Second, government initiatives such as Make in India, Made in China 2025, and Digital India are poised to boost production and stimulate sales.
Third, a growing number of direct foreign investments in fields like retail and e-commerce are making laptops more available than ever for users in the Asia-Pacific.
Latin America, the Middle East, and Africa, who have been shy on the global market, are forecast to progress significantly in the near future. As the regions are seeing a rise in disposable income, the population is bound to boost sales on technology in general, including laptops. Governments are following suit, developing policies that allow the digital economy to thrive.
With some of the countries belonging to these regions still suffering from undeveloped internet infrastructure, it’s only natural to see these markets grow as they expand the grid, putting more people online.
The Biggest Laptop Manufacturers – A Brief History
In 1975, IBM pioneered the portable computer technology with its 5100 model, instantly launching a race among companies and inventors alike. Computer makers began trying to pack as much power as they could into the smallest possible chassis.
Eleven years later, in 1986, IBM raised the bar once again.

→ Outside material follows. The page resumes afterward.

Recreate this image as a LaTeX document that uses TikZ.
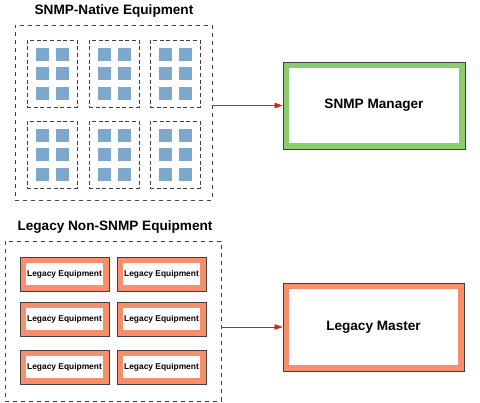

The company’s PC Convertible set the industry standard, introducing the 3½-inch floppy disk format and reducing the weight of a portable computer to 13 pounds.

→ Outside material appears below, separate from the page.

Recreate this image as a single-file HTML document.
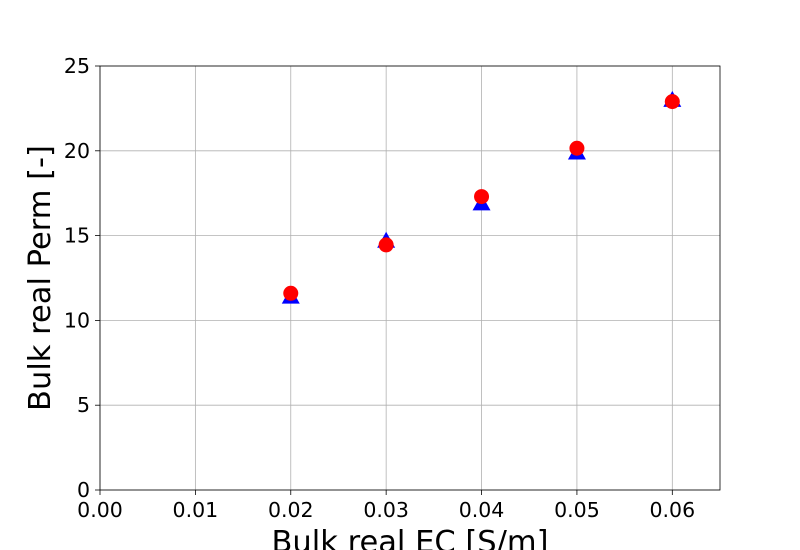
<!DOCTYPE html>
<html><head><meta charset="utf-8"><style>
body{margin:0;background:#fff;}
svg{display:block;font-family:"DejaVu Sans","Liberation Sans",sans-serif;}
</style></head><body>
<svg id="chart" width="800" height="550"></svg>
<script>
const xVals=[0.02,0.03,0.04,0.05,0.06];
const permTri=[11.4,14.7,16.9,19.9,23.0];
const permCirc=[11.6,14.45,17.3,20.15,22.9];
const xTicks=[0,0.01,0.02,0.03,0.04,0.05,0.06];
const yTicks=[0,5,10,15,20,25];
const xTickLabels=["0.00","0.01","0.02","0.03","0.04","0.05","0.06"];
const yTickLabels=["0","5","10","15","20","25"];
const L=100,R=720,T=66,B=490,XMAX=0.065,YMAX=25;
const sx=v=>L+v/XMAX*(R-L), sy=v=>B-v/YMAX*(B-T);
const svg=document.getElementById('chart'), NS='http://www.w3.org/2000/svg';
function mk(t,a,p){const e=document.createElementNS(NS,t);for(const k in a)e.setAttribute(k,a[k]);(p||svg).appendChild(e);return e;}
const grid=mk('g',{});


xTicks.forEach((v,i)=>{
 mk('line',{x1:sx(v),x2:sx(v),y1:T,y2:B,stroke:'#b0b0b0','stroke-width':0.8},grid);
 mk('line',{x1:sx(v),x2:sx(v),y1:B,y2:B+5,stroke:'#000','stroke-width':0.8});
 const t=mk('text',{x:sx(v),y:B+27,'text-anchor':'middle','font-size':20.5});
 t.textContent=xTickLabels[i];
 
 
});
yTicks.forEach((v,i)=>{
 mk('line',{x1:L,x2:R,y1:sy(v),y2:sy(v),stroke:'#b0b0b0','stroke-width':0.8},grid);
 mk('line',{x1:L-5,x2:L,y1:sy(v),y2:sy(v),stroke:'#000','stroke-width':0.8});
 const t=mk('text',{x:L-10,y:sy(v)+7,'text-anchor':'end','font-size':20.5});
 t.textContent=yTickLabels[i];
 
 
});
const frame=mk('rect',{x:L,y:T,width:R-L,height:B-T,fill:'none',stroke:'#000','stroke-width':0.8});


xVals.forEach((x,i)=>{
 const cx=sx(x),cy=sy(permTri[i]);
 const p=mk('polygon',{points:`${cx},${cy-9} ${cx-9},${cy+7} ${cx+9},${cy+7}`,fill:'#0000ff'});
 
 
});
xVals.forEach((x,i)=>{
 const c=mk('circle',{cx:sx(x),cy:sy(permCirc[i]),r:7.5,fill:'#ff0000'});
 
 
});
const xt=mk('text',{x:(L+R)/2+0,y:552,'text-anchor':'middle','font-size':30.5});
xt.textContent='Bulk real EC [S/m]';


const yt=mk('text',{x:0,y:0,'text-anchor':'middle','font-size':30.5,transform:`translate(50,${(T+B)/2}) rotate(-90)`});
yt.textContent='Bulk real Perm [-]';


</script>
</body></html>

A year later, Hewlett-Packard joined in the race by releasing the Vectra, and the game was on.
New players emerged, only to fall down in the next decade or so. Reducing size and weight was paramount. Every PC maker in the laptop market knew what they needed to achieve in order to join the company of top PC brands － reduce weight, add power, market an attractive design.
Then Apple came out with Macintosh Portable in 1989, planting the seeds of a vision that was destined to become the company’s trademark.
Apple’s portable did not fare well in the early days of laptops. This was mainly due to its steep price: $6,500. Nevertheless, the company’s uncompromising attitude would eventually earn them respect – and sales.
While a number of other companies tried to grab their piece of the laptop market share, IBM (the laptops now made and sold by Lenvova), HP, and Apple remain the leading players. Joined by Dell in the early 1990s, they kept growing, launching model after model, reducing size and boosting power.
Together with ASUS and Acer, they took control of the world stage when it comes to sales on laptops, earning billions of dollars each year.